===== Data block =====

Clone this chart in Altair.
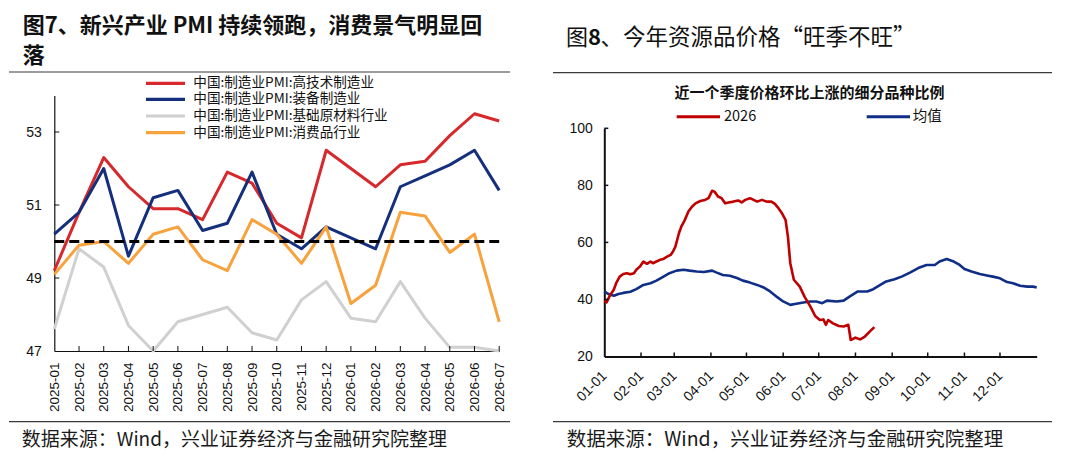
import altair as alt
import pandas as pd

CJK = "Noto Sans CJK SC"
NUM = "Liberation Sans, Arial, sans-serif"

# ---------------- left chart data (图7) ----------------
months = ["2025-01", "2025-02", "2025-03", "2025-04", "2025-05", "2025-06",
          "2025-07", "2025-08", "2025-09", "2025-10", "2025-11", "2025-12",
          "2026-01", "2026-02", "2026-03", "2026-04", "2026-05", "2026-06",
          "2026-07"]
series_names = ["中国:制造业PMI:高技术制造业", "中国:制造业PMI:装备制造业",
                "中国:制造业PMI:基础原材料行业", "中国:制造业PMI:消费品行业"]
series_colors = ["#d7282c", "#142f7c", "#d0d0d0", "#f7a23c"]
hightech = [49.2, 50.8, 52.3, 51.5, 50.9, 50.9, 50.6, 51.9, 51.6, 50.5, 50.1, 52.5,
            None, 51.5, 52.1, 52.2, 52.9, 53.5, 53.3]
equipment = [50.2, 50.8, 52.0, 49.6, 51.2, 51.4, 50.3, 50.5, 51.9, 50.2, 49.8, 50.4,
             None, 49.8, 51.5, 51.8, 52.1, 52.5, 51.4]
basic = [47.6, 49.8, 49.3, 47.7, 47.0, 47.8, 48.0, 48.2, 47.5, 47.3, 48.4, 48.9,
         47.9, 47.8, 48.9, 47.9, 47.1, 47.1, 47.0]
consumer = [49.1, 49.9, 50.0, 49.4, 50.2, 50.4, 49.5, 49.2, 50.6, 50.2, 49.4, 50.4,
            48.3, 48.8, 50.8, 50.7, 49.7, 50.2, 47.8]
threshold = 50
left_y_ticks = [47, 49, 51, 53]

# ---------------- right chart data (图8) ----------------
avg_day = [0, 3, 8, 12, 16, 22, 27, 33, 39, 44, 50, 55, 61, 67, 72, 78, 84, 91, 95,
           100, 106, 112, 117, 123, 129, 134, 140, 146, 151, 157, 162, 168, 174, 179,
           184, 188, 196, 202, 207, 214, 222, 227, 233, 238, 245, 251, 258, 265, 272,
           279, 283, 289, 295, 300, 304, 310, 317, 323, 328, 334, 340, 345, 351, 357,
           362, 365]
avg_val = [42.8, 42.0, 41.3, 41.9, 42.3, 42.7, 43.6, 45.1, 45.7, 46.6, 48.0, 49.2, 50.1,
           50.4, 50.1, 49.8, 49.6, 50.1, 49.4, 48.6, 48.3, 47.5, 46.6, 45.9, 45.1, 44.3,
           42.8, 40.8, 39.3, 38.1, 38.5, 38.9, 39.3, 39.3, 38.7, 39.6, 39.3, 39.6, 41.0,
           42.8, 42.8, 43.6, 45.1, 46.3, 47.1, 48.0, 49.4, 51.0, 52.1, 52.1, 53.3, 54.2,
           53.3, 52.1, 50.7, 49.8, 48.9, 48.4, 48.0, 47.4, 46.1, 45.7, 44.8, 44.5, 44.5,
           44.2]
cur_day = [0, 2, 5, 8, 10, 13, 16, 19, 22, 25, 27, 30, 33, 36, 39, 41, 44, 47, 50, 53,
           56, 58, 60, 63, 65, 68, 71, 74, 77, 81, 85, 88, 91, 93, 96, 99, 102, 105, 109,
           113, 116, 119, 123, 126, 129, 133, 137, 141, 144, 147, 150, 153, 155, 157,
           160, 165, 169, 174, 178, 182, 185, 187, 189, 193, 198, 202, 206, 208, 212,
           216, 220, 224, 228]
cur_val = [39.5, 39.0, 41.6, 43.4, 45.7, 48.0, 48.9, 49.2, 48.8, 49.2, 50.4, 51.5, 53.3,
           52.5, 53.3, 52.7, 53.3, 53.9, 54.2, 55.0, 55.6, 56.8, 58.5, 63.2, 65.5, 67.9,
           70.8, 72.5, 73.7, 74.5, 74.9, 75.5, 78.1, 77.8, 76.1, 75.5, 73.7, 74.0, 74.3,
           74.7, 74.0, 74.9, 75.5, 74.9, 74.3, 74.9, 74.3, 74.3, 73.5, 72.0, 70.2, 67.9,
           62.0, 52.7, 46.9, 44.5, 41.0, 37.5, 34.2, 32.8, 33.0, 31.1, 32.8, 31.6, 30.7,
           30.5, 31.1, 25.8, 26.6, 26.0, 27.0, 28.7, 30.3]
month_start_days = [0, 31, 59, 90, 120, 151, 181, 212, 243, 273, 304, 334]
month_labels = ["01-01", "02-01", "03-01", "04-01", "05-01", "06-01", "07-01",
                "08-01", "09-01", "10-01", "11-01", "12-01"]
right_y_ticks = [20, 40, 60, 80, 100]
right_names = ["2026", "均值"]
right_colors = ["#c00000", "#0f2f86"]

# ---------------- layout (view pixels) ----------------
W, H = 1064, 444
L_X0, L_X1 = 46.3, 491.2
L_Y0, L_Y1 = 343.0, 87.5
R_X0, R_X1 = 596.3, 1028.7
R_Y0, R_Y1 = 348.5, 120.3


def text_mark(txt, x, y, size, weight="normal", font=CJK, align="left", color="#111111"):
    return alt.Chart(pd.DataFrame({"t": [txt]})).mark_text(
        align=align, baseline="middle", fontSize=size, fontWeight=weight,
        font=font, color=color
    ).encode(x=alt.value(x), y=alt.value(y), text="t:N")


def hrule(x1, x2, y, width=1.2, color="#3a3a3a", dash=None):
    kw = dict(color=color, strokeWidth=width)
    if dash:
        kw["strokeDash"] = dash
    return alt.Chart(pd.DataFrame({"a": [0]})).mark_rule(**kw).encode(
        x=alt.value(x1), x2=alt.value(x2), y=alt.value(y))


# ---------------- left chart ----------------
lx = alt.X("month:O",
           scale=alt.Scale(type="point", domain=months, range=[L_X0, L_X1], padding=0),
           axis=alt.Axis(orient="bottom", offset=L_Y0 - H, title=None, ticks=False,
                         labelAngle=270, labelAlign="right", labelBaseline="middle",
                         labelPadding=11, labelFontSize=13.5, labelFont=NUM,
                         labelColor="#111111", labelOverlap=False, domainColor="#111111",
                         domainWidth=1.2, grid=False))
ly = alt.Y("value:Q",
           scale=alt.Scale(domain=[47, 54], range=[L_Y0, L_Y1], nice=False, zero=False),
           axis=alt.Axis(orient="left", offset=-L_X0, title=None, ticks=False,
                         values=left_y_ticks, labelPadding=13, labelFontSize=14,
                         labelFont=NUM, labelColor="#111111", labelFlush=False,
                         domainColor="#111111", domainWidth=1.2, grid=False))

left_layers = []
for name, color, vals in zip(series_names, series_colors,
                             [hightech, equipment, basic, consumer]):
    df = pd.DataFrame({"month": months, "value": vals, "series": name}).dropna()
    left_layers.append(
        alt.Chart(df).mark_line(color=color, strokeWidth=3, strokeJoin="round")
        .encode(x=lx, y=ly))

thr_df = pd.DataFrame({"month": [months[0]], "month_end": [months[-1]], "value": [threshold]})
left_layers.append(
    alt.Chart(thr_df).mark_rule(color="black", strokeWidth=3, strokeDash=[10, 5])
    .encode(x=lx, x2=alt.X2("month_end"), y=ly))

xt_df = pd.DataFrame({"month": months[1:], "value": [47] * (len(months) - 1)})
left_layers.append(
    alt.Chart(xt_df).mark_rule(color="#111111", strokeWidth=1)
    .encode(x=lx, y=alt.value(L_Y0 - 5), y2=alt.value(L_Y0)))
yt_df = pd.DataFrame({"month": [months[0]] * 3, "value": left_y_ticks[1:]})
left_layers.append(
    alt.Chart(yt_df).mark_rule(color="#111111", strokeWidth=1)
    .encode(y=ly, x=alt.value(L_X0), x2=alt.value(L_X0 + 5)))

left_chart = alt.layer(*left_layers)

# ---------------- right chart ----------------
label_expr = "[" + ",".join("'%s'" % s for s in month_labels) + "][indexof([" + \
    ",".join(str(d) for d in month_start_days) + "], datum.value)]"
rx = alt.X("day:Q",
           scale=alt.Scale(domain=[0, 365], range=[R_X0, R_X1], nice=False, zero=False),
           axis=alt.Axis(orient="bottom", offset=R_Y0 - H, title=None, ticks=False,
                         values=month_start_days, labelExpr=label_expr,
                         labelAngle=315, labelAlign="right", labelBaseline="middle",
                         labelPadding=17, labelFontSize=14, labelFont=NUM,
                         labelColor="#111111", labelOverlap=False, labelFlush=False,
                         labelBound=False, domainColor="#111111", domainWidth=2,
                         grid=False))
ry = alt.Y("value:Q",
           scale=alt.Scale(domain=[20, 100], range=[R_Y0, R_Y1], nice=False, zero=False),
           axis=alt.Axis(orient="left", offset=-R_X0, title=None, ticks=False,
                         values=right_y_ticks, labelPadding=12, labelFontSize=14,
                         labelFont=NUM, labelColor="#111111", labelFlush=False,
                         domainColor="#111111", domainWidth=2, grid=False))

avg_df = pd.DataFrame({"day": avg_day, "value": avg_val})
cur_df = pd.DataFrame({"day": cur_day, "value": cur_val})
rxt_df = pd.DataFrame({"day": month_start_days[1:], "value": [20] * 11})
ryt_df = pd.DataFrame({"day": [0] * 4, "value": right_y_ticks[1:]})

right_chart = alt.layer(
    alt.Chart(avg_df).mark_line(color=right_colors[1], strokeWidth=2.6, strokeJoin="round")
    .encode(x=rx, y=ry),
    alt.Chart(cur_df).mark_line(color=right_colors[0], strokeWidth=2.6, strokeJoin="round")
    .encode(x=rx, y=ry),
    alt.Chart(rxt_df).mark_rule(color="#111111", strokeWidth=1.5)
    .encode(x=rx, y=alt.value(R_Y0 - 4), y2=alt.value(R_Y0)),
    alt.Chart(ryt_df).mark_rule(color="#111111", strokeWidth=1.5)
    .encode(y=ry, x=alt.value(R_X0), x2=alt.value(R_X0 + 4)),
)

# ---------------- decorations ----------------
deco = []
# left panel
deco.append(text_mark("图7、新兴产业 PMI 持续领跑，消费景气明显回", 14.7, 17.5, 22, "bold"))
deco.append(text_mark("落", 14.7, 48, 22, "bold"))
deco.append(hrule(1, 502, 64))
leg_y = [75.3, 91.3, 108.0, 124.7]
for name, color, yy in zip(series_names, series_colors, leg_y):
    deco.append(hrule(138, 177, yy, width=3.2, color=color))
    deco.append(text_mark(name, 185.3, yy, 13.6))
deco.append(hrule(1, 502, 413.7))
deco.append(text_mark("数据来源：Wind，兴业证券经济与金融研究院整理", 13.7, 432, 19,
                      color="#1a1a1a"))
# right panel
deco.append(text_mark("图", 558, 30.3, 22))
deco.append(text_mark("8", 580, 30.3, 22, "bold"))
deco.append(text_mark("、今年资源品价格“旺季不旺”", 592.5, 30.3, 22.5))
deco.append(hrule(545, 1044, 64.7))
deco.append(text_mark("近一个季度价格环比上涨的细分品种比例", 801.5, 85.3, 15, "bold",
                      align="center"))
deco.append(hrule(668.7, 712, 108.7, width=3, color=right_colors[0]))
deco.append(text_mark(right_names[0], 716, 108.7, 14.5))
deco.append(hrule(858.7, 902, 108.7, width=3, color=right_colors[1]))
deco.append(text_mark(right_names[1], 904.7, 108.7, 14.5))
deco.append(hrule(545, 1044, 413.7))
deco.append(text_mark("数据来源：Wind，兴业证券经济与金融研究院整理", 558.7, 432, 19.5,
                      color="#1a1a1a"))

chart = alt.layer(left_chart, right_chart, *deco).resolve_scale(
    x="independent", y="independent"
).properties(
    width=W, height=H, padding=0,
    autosize=alt.AutoSizeParams(type="none"),
    background="white",
).configure_view(stroke=None)

chart.save("out.html", embed_options={"renderer": "svg", "actions": False})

=====

**Exercise**
Give again, word for word, every line from the top of the data through the line with "left_y_ticks = [47, 49, 51, 53]", both ends included, and exclude the pictures.

**Task response**
Clone this chart in Altair.
import altair as alt
import pandas as pd

CJK = "Noto Sans CJK SC"
NUM = "Liberation Sans, Arial, sans-serif"

# ---------------- left chart data (图7) ----------------
months = ["2025-01", "2025-02", "2025-03", "2025-04", "2025-05", "2025-06",
          "2025-07", "2025-08", "2025-09", "2025-10", "2025-11", "2025-12",
          "2026-01", "2026-02", "2026-03", "2026-04", "2026-05", "2026-06",
          "2026-07"]
series_names = ["中国:制造业PMI:高技术制造业", "中国:制造业PMI:装备制造业",
                "中国:制造业PMI:基础原材料行业", "中国:制造业PMI:消费品行业"]
series_colors = ["#d7282c", "#142f7c", "#d0d0d0", "#f7a23c"]
hightech = [49.2, 50.8, 52.3, 51.5, 50.9, 50.9, 50.6, 51.9, 51.6, 50.5, 50.1, 52.5,
            None, 51.5, 52.1, 52.2, 52.9, 53.5, 53.3]
equipment = [50.2, 50.8, 52.0, 49.6, 51.2, 51.4, 50.3, 50.5, 51.9, 50.2, 49.8, 50.4,
             None, 49.8, 51.5, 51.8, 52.1, 52.5, 51.4]
basic = [47.6, 49.8, 49.3, 47.7, 47.0, 47.8, 48.0, 48.2, 47.5, 47.3, 48.4, 48.9,
         47.9, 47.8, 48.9, 47.9, 47.1, 47.1, 47.0]
consumer = [49.1, 49.9, 50.0, 49.4, 50.2, 50.4, 49.5, 49.2, 50.6, 50.2, 49.4, 50.4,
            48.3, 48.8, 50.8, 50.7, 49.7, 50.2, 47.8]
threshold = 50
left_y_ticks = [47, 49, 51, 53]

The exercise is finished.